In der direkten Gegenüberstellung der unterschiedlichen Kulturen wird deutlich, wie stark verwachsen wir jeweils mit den traditionellen Ansichten unserer Vorfahren bzw. unserer eigenen Vergangenheit sind. Die Deutschen, Marianne und vor allem Robert, hängen noch immer dem Nationalsozialismus nach und verharmlosen den Holocaust. Sie sehen vordergründig das positive dieser Zeit, die eigene Jugend. Smilja emigriert zwar nach Deutschland, um sich ein besseres Leben zu erarbeiten, bleibt aber durch die Partnerwahl in ihrer jugoslawischen Blase hängen. Zudem scheint Smiljas Erziehung eine ihrerseitige Auflösung einer eingegangenen Beziehung nicht zuzulassen. Nach dem Tod Titos kommen auch unterdrückte Feindseligkeiten zwischen den jugoslawischen Volksgruppen zurück, spontan können Freundschaften nichtig werden. Alem hat diese Unzulänglichkeiten der verschiedenen Kulturen schon als Kind, später noch deutlicher als Jugendlicher spüren und wahrnehmen können. Durch seine Geschichte werden diese Denk- und Verhaltensweisen ins Bewusstsein der Leser*innen übertragen, die ihrerseits vielleicht einen Anstoß zur Reflexion ihrer eigenen Haltung erfahren.
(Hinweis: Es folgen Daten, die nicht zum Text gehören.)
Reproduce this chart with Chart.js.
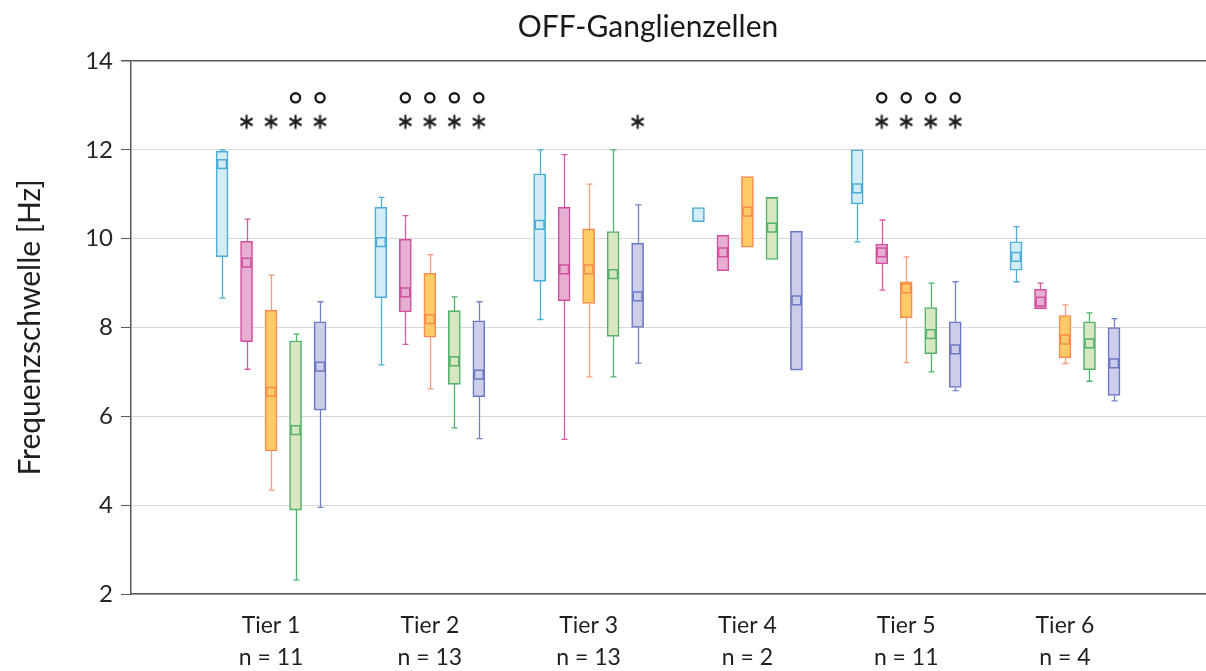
<!DOCTYPE html>
<html lang="de">
<head>
<meta charset="utf-8">
<title>OFF-Ganglienzellen</title>
<script src="https://cdn.jsdelivr.net/npm/chart.js@4.4.1/dist/chart.umd.min.js"></script>
<style>
  html, body { margin: 0; padding: 0; background: #fff; }
  #wrap { width: 1206px; height: 671px; }
</style>
</head>
<body>
<div id="wrap"><canvas id="chart" width="1206" height="671"></canvas></div>
<script>
// ========== DATA ==========

const tiers = ['Tier 1', 'Tier 2', 'Tier 3', 'Tier 4', 'Tier 5', 'Tier 6'];
const cellCounts = [11, 13, 13, 2, 11, 4];
const yTicks = [2, 4, 6, 8, 10, 12, 14];

// one row per tier: [min, q1, q3, max]
const cyanBox = [
    [8.66, 9.59, 11.97, 12.00],
    [7.16, 8.67, 10.71, 10.93],
    [8.18, 9.04, 11.46, 12.00],
    [10.38, 10.38, 10.70, 10.70],
    [9.93, 10.78, 12.00, 12.00],
    [9.03, 9.29, 9.93, 10.27]
];
const magentaBox = [
    [7.06, 7.68, 9.94, 10.44],
    [7.62, 8.35, 9.99, 10.52],
    [5.48, 8.60, 10.71, 11.89],
    [9.28, 9.28, 10.08, 10.08],
    [8.84, 9.43, 9.88, 10.42],
    [8.42, 8.42, 8.86, 9.00]
];
const orangeBox = [
    [4.34, 5.22, 8.39, 9.18],
    [6.62, 7.78, 9.22, 9.64],
    [6.89, 8.54, 10.22, 11.23],
    [9.81, 9.81, 11.40, 11.40],
    [7.21, 8.22, 9.03, 9.59],
    [7.19, 7.32, 8.27, 8.51]
];
const greenBox = [
    [2.32, 3.89, 7.70, 7.85],
    [5.74, 6.72, 8.38, 8.69],
    [6.89, 7.80, 10.16, 12.00],
    [9.53, 9.53, 10.93, 10.93],
    [7.00, 7.41, 8.45, 9.00],
    [6.79, 7.05, 8.13, 8.33]
];
const purpleBox = [
    [3.95, 6.14, 8.13, 8.58],
    [5.50, 6.44, 8.15, 8.58],
    [7.20, 8.00, 9.90, 10.76],
    [7.04, 7.04, 10.17, 10.17],
    [6.58, 6.65, 8.13, 9.03],
    [6.35, 6.47, 8.00, 8.20]
];

const cyanMean = [11.68, 9.92, 10.31, null, 11.13, 9.59];
const magentaMean = [9.46, 8.79, 9.31, 9.69, 9.69, 8.58];
const orangeMean = [6.55, 8.19, 9.31, 10.61, 8.88, 7.73];
const greenMean = [5.69, 7.24, 9.20, 10.25, 7.85, 7.64];
const purpleMean = [7.12, 6.94, 8.70, 8.61, 7.51, 7.19];

// significance marks per tier (series index 0..4)
const starMarks = [[1, 2, 3, 4], [1, 2, 3, 4], [4], [], [1, 2, 3, 4], []];
const ringMarks = [[3, 4], [1, 2, 3, 4], [], [], [1, 2, 3, 4], []];

// ========== STYLE ==========

const FONT = 'Lato';
const SLOT = 0.1543;       // spacing between boxes inside a tier (x units)
const STAR_LEVEL = 12.63;
const RING_LEVEL = 13.17;

const series = [
    { box: cyanBox,    mean: cyanMean,    fill: '#d3ecf6', border: '#4aaed8', whisker: '#4aaed8' },
    { box: magentaBox, mean: magentaMean, fill: '#e6afd2', border: '#d2509f', whisker: '#d95aa8' },
    { box: orangeBox,  mean: orangeMean,  fill: '#ffcb66', border: '#fa8c4e', whisker: '#f99b7c' },
    { box: greenBox,   mean: greenMean,   fill: '#d8e6c1', border: '#55b26b', whisker: '#4fb368' },
    { box: purpleBox,  mean: purpleMean,  fill: '#cdcde9', border: '#6b78c6', whisker: '#7282c9' }
];

function xPos(tierIndex, seriesIndex) {
    return tierIndex + 1 + (seriesIndex - 2) * SLOT;
}

function makeAsterisk(r, lw, color) {
    const size = Math.ceil(2 * r + lw + 2);
    const c = document.createElement('canvas');
    c.width = c.height = size;
    const g = c.getContext('2d');
    g.strokeStyle = color;
    g.lineWidth = lw;
    const m = size / 2;
    for (let k = 0; k < 3; k++) {
        const a = Math.PI / 2 + k * Math.PI / 3;
        g.beginPath();
        g.moveTo(m - r * Math.cos(a), m - r * Math.sin(a));
        g.lineTo(m + r * Math.cos(a), m + r * Math.sin(a));
        g.stroke();
    }
    return c;
}

// ========== DATASETS ==========

const datasets = [];

series.forEach((s, si) => {
    datasets.push({
        type: 'bar',
        order: 2,
        data: s.box.map((row, ti) => ({ x: xPos(ti, si), y: [row[1], row[2]] })),
        backgroundColor: s.fill,
        borderColor: s.border,
        borderWidth: 1.6,
        borderSkipped: false,
        barThickness: 12,
        grouped: false
    });
});

series.forEach((s, si) => {
    datasets.push({
        type: 'scatter',
        order: 1,
        data: s.mean.map((m, ti) => (m == null ? null : { x: xPos(ti, si), y: m })).filter(Boolean),
        pointStyle: 'rect',
        pointRadius: 6.2,
        pointBorderWidth: 1.5,
        pointBorderColor: s.border,
        pointBackgroundColor: s.fill
    });
});

const starPoints = [];
starMarks.forEach((list, ti) => list.forEach(si => starPoints.push({ x: xPos(ti, si), y: STAR_LEVEL })));
const ringPoints = [];
ringMarks.forEach((list, ti) => list.forEach(si => ringPoints.push({ x: xPos(ti, si), y: RING_LEVEL })));

datasets.push({
    type: 'scatter',
    order: 0,
    data: starPoints,
    pointStyle: makeAsterisk(7, 2.1, '#1a1a1a'),
    pointRadius: 7
});
datasets.push({
    type: 'scatter',
    order: 0,
    data: ringPoints,
    pointStyle: 'circle',
    pointRadius: 4.6,
    pointBorderWidth: 2.3,
    pointBorderColor: '#1a1a1a',
    pointBackgroundColor: 'rgba(0,0,0,0)'
});

// ========== PLUGINS ==========

// whiskers with small caps, drawn behind the boxes
const whiskerPlugin = {
    id: 'whiskers',
    beforeDatasetsDraw(chart) {
        const ctx = chart.ctx;
        const yScale = chart.scales.y;
        ctx.save();
        series.forEach((s, si) => {
            const meta = chart.getDatasetMeta(si);
            meta.data.forEach((bar, ti) => {
                const [min, q1, q3, max] = s.box[ti];
                const x = Math.round(bar.x) + 0.5;
                ctx.strokeStyle = s.whisker;
                ctx.lineWidth = 1.3;
                const segs = [];
                if (max > q3) segs.push([q3, max]);
                if (min < q1) segs.push([q1, min]);
                segs.forEach(([from, to]) => {
                    const y0 = yScale.getPixelForValue(from);
                    const y1 = yScale.getPixelForValue(to);
                    ctx.beginPath();
                    ctx.moveTo(x, y0);
                    ctx.lineTo(x, y1);
                    ctx.moveTo(x - 3, y1);
                    ctx.lineTo(x + 3, y1);
                    ctx.stroke();
                });
            });
        });
        ctx.restore();
    }
};

const titlePlugin = {
    id: 'plotTitle',
    afterDraw(chart) {
        const ctx = chart.ctx;
        ctx.save();
        ctx.font = `30px ${FONT}`;
        ctx.fillStyle = '#1a1a1a';
        ctx.textAlign = 'center';
        ctx.textBaseline = 'middle';
        ctx.fillText('OFF-Ganglienzellen', 648, 27);
        ctx.restore();
    }
};

// ========== CHART ==========

new Chart(document.getElementById('chart').getContext('2d'), {
    data: { datasets: datasets },
    options: {
        responsive: false,
        animation: false,
        events: [],
        layout: { autoPadding: false, padding: { top: 61, right: 0, bottom: 0, left: 0 } },
        plugins: {
            legend: { display: false },
            tooltip: { enabled: false },
            title: { display: false }
        },
        scales: {
            x: {
                type: 'linear',
                offset: false,
                min: 0.118,
                max: 6.888,
                grid: { display: false, drawTicks: false, tickLength: 0 },
                border: { display: true, color: '#595959', width: 1.5 },
                afterBuildTicks: scale => {
                    scale.ticks = tiers.map((t, i) => ({ value: i + 1 }));
                },
                afterFit: scale => {
                    scale.height = 77;
                    scale.paddingLeft = 0;
                    scale.paddingRight = 0;
                },
                ticks: {
                    autoSkip: false,
                    maxRotation: 0,
                    padding: 16,
                    color: '#1f1f1f',
                    font: { family: FONT, size: 23, lineHeight: 1.38 },
                    callback: value => [tiers[value - 1], 'n = ' + cellCounts[value - 1]]
                }
            },
            y: {
                type: 'linear',
                min: yTicks[0],
                max: yTicks[yTicks.length - 1],
                afterBuildTicks: scale => {
                    scale.ticks = yTicks.map(v => ({ value: v }));
                },
                afterFit: scale => { scale.width = 131; },
                grid: {
                    color: ctx => (ctx.tick && ctx.tick.value === 14 ? '#595959' : '#d9d9d9'),
                    lineWidth: ctx => (ctx.tick && ctx.tick.value === 14 ? 1.5 : 1),
                    tickColor: '#595959',
                    tickLength: 10
                },
                border: { color: '#595959', width: 1.5 },
                ticks: {
                    padding: 8,
                    color: '#262626',
                    font: { family: FONT, size: 24 }
                },
                title: {
                    display: true,
                    text: 'Frequenzschwelle [Hz]',
                    color: '#1f1f1f',
                    font: { family: FONT, size: 30 },
                    padding: { top: 12, bottom: 0 }
                }
            }
        }
    },
    plugins: [whiskerPlugin, titlePlugin]
});
</script>
</body>
</html>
Am Stil des Autors hat mir die Aufteilung in drei Bücher gefallen. Er lenkt den Fokus dadurch auf die jeweils im Vordergrund stehende Person. Gut war für diese Geschichte darüber hinaus, dass sie kontinuierlich im Zeitverlauf erzählt wurde. Das stilistisch Beste war für mich allerdings die gefühlvolle Sprache, die gleichzeitig frei von Schnulzigkeit war.

Da mich sowohl die Geschichte selbst als auch die Sprache fasziniert haben, empfehle ich den Roman gern weiter.